** START OF COLLECTED MATERIAL **
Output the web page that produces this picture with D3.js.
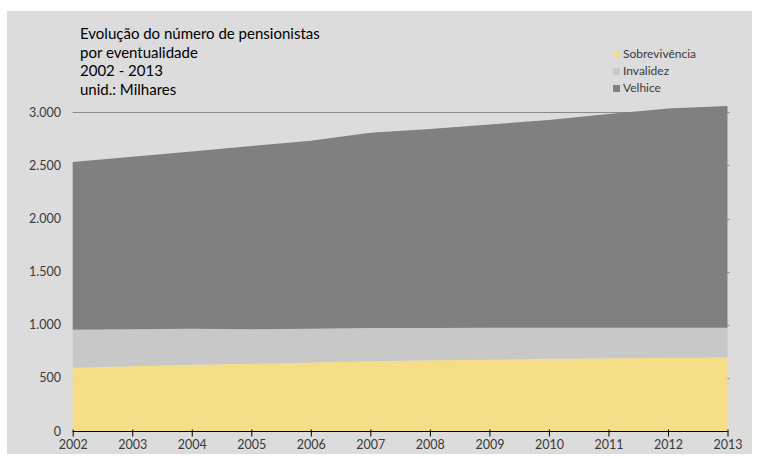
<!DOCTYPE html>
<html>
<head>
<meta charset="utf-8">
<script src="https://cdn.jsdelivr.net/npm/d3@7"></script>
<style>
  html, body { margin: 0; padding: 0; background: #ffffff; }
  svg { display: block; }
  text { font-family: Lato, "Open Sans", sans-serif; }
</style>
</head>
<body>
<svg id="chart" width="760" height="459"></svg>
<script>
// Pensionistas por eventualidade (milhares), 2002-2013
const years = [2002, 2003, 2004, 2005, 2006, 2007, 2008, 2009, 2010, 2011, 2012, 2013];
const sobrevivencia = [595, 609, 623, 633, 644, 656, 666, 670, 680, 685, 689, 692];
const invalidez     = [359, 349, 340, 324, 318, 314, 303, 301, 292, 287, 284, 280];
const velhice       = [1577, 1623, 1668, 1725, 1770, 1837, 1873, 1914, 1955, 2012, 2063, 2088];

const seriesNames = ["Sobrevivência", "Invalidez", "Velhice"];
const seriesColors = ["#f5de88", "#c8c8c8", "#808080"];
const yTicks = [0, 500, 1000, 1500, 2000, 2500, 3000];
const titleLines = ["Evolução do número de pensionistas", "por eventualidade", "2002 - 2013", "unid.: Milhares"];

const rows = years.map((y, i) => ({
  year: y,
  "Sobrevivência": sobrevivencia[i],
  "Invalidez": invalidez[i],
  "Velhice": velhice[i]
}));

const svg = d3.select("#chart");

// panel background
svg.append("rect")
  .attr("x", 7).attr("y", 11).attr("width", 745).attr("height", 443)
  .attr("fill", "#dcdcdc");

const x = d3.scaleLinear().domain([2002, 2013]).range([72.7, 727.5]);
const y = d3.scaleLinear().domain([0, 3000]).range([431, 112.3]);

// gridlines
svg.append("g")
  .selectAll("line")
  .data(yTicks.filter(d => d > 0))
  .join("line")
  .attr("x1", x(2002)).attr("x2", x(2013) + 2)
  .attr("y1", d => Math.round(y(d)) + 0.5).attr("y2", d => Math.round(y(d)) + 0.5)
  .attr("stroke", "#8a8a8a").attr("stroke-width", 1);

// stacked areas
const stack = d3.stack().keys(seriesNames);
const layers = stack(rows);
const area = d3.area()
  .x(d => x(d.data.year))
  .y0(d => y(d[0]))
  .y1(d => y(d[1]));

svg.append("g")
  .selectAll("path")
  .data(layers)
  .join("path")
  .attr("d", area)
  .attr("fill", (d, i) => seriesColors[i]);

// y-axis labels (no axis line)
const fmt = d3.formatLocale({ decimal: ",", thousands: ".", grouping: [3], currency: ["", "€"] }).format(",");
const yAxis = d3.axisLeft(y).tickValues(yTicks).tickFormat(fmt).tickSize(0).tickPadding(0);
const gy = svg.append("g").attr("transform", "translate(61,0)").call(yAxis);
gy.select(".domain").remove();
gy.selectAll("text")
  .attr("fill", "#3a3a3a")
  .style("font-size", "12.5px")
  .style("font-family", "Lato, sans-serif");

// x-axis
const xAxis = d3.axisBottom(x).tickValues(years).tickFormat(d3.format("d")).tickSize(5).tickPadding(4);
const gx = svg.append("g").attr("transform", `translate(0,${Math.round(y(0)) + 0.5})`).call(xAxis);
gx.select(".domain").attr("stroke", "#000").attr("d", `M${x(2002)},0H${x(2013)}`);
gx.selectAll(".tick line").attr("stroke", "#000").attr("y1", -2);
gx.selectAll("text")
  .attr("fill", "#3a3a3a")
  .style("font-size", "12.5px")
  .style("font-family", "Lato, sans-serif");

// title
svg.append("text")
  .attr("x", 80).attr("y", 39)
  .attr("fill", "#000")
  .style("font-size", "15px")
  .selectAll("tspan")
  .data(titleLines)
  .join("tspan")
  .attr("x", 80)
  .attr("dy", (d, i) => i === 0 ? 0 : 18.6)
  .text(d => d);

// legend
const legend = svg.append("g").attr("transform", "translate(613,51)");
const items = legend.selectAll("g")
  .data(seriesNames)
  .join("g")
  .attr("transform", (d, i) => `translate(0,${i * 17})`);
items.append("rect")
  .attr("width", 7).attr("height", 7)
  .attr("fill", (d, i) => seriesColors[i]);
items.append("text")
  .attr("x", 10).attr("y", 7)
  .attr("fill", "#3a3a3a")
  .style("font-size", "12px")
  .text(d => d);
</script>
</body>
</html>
** END OF COLLECTED MATERIAL **
• INSTRUCTIONS FOR THE TASK
Leave out the pictures. Transcribe only the lines above, from the first through the one that contains "d3.scaleLinear().domain([0, 3000]).range([431, 112.3]);".

• EXERCISE RESULT
Output the web page that produces this picture with D3.js.
<!DOCTYPE html>
<html>
<head>
<meta charset="utf-8">
<script src="https://cdn.jsdelivr.net/npm/d3@7"></script>
<style>
  html, body { margin: 0; padding: 0; background: #ffffff; }
  svg { display: block; }
  text { font-family: Lato, "Open Sans", sans-serif; }
</style>
</head>
<body>
<svg id="chart" width="760" height="459"></svg>
<script>
// Pensionistas por eventualidade (milhares), 2002-2013
const years = [2002, 2003, 2004, 2005, 2006, 2007, 2008, 2009, 2010, 2011, 2012, 2013];
const sobrevivencia = [595, 609, 623, 633, 644, 656, 666, 670, 680, 685, 689, 692];
const invalidez     = [359, 349, 340, 324, 318, 314, 303, 301, 292, 287, 284, 280];
const velhice       = [1577, 1623, 1668, 1725, 1770, 1837, 1873, 1914, 1955, 2012, 2063, 2088];

const seriesNames = ["Sobrevivência", "Invalidez", "Velhice"];
const seriesColors = ["#f5de88", "#c8c8c8", "#808080"];
const yTicks = [0, 500, 1000, 1500, 2000, 2500, 3000];
const titleLines = ["Evolução do número de pensionistas", "por eventualidade", "2002 - 2013", "unid.: Milhares"];

const rows = years.map((y, i) => ({
  year: y,
  "Sobrevivência": sobrevivencia[i],
  "Invalidez": invalidez[i],
  "Velhice": velhice[i]
}));

const svg = d3.select("#chart");

// panel background
svg.append("rect")
  .attr("x", 7).attr("y", 11).attr("width", 745).attr("height", 443)
  .attr("fill", "#dcdcdc");

const x = d3.scaleLinear().domain([2002, 2013]).range([72.7, 727.5]);
const y = d3.scaleLinear().domain([0, 3000]).range([431, 112.3]);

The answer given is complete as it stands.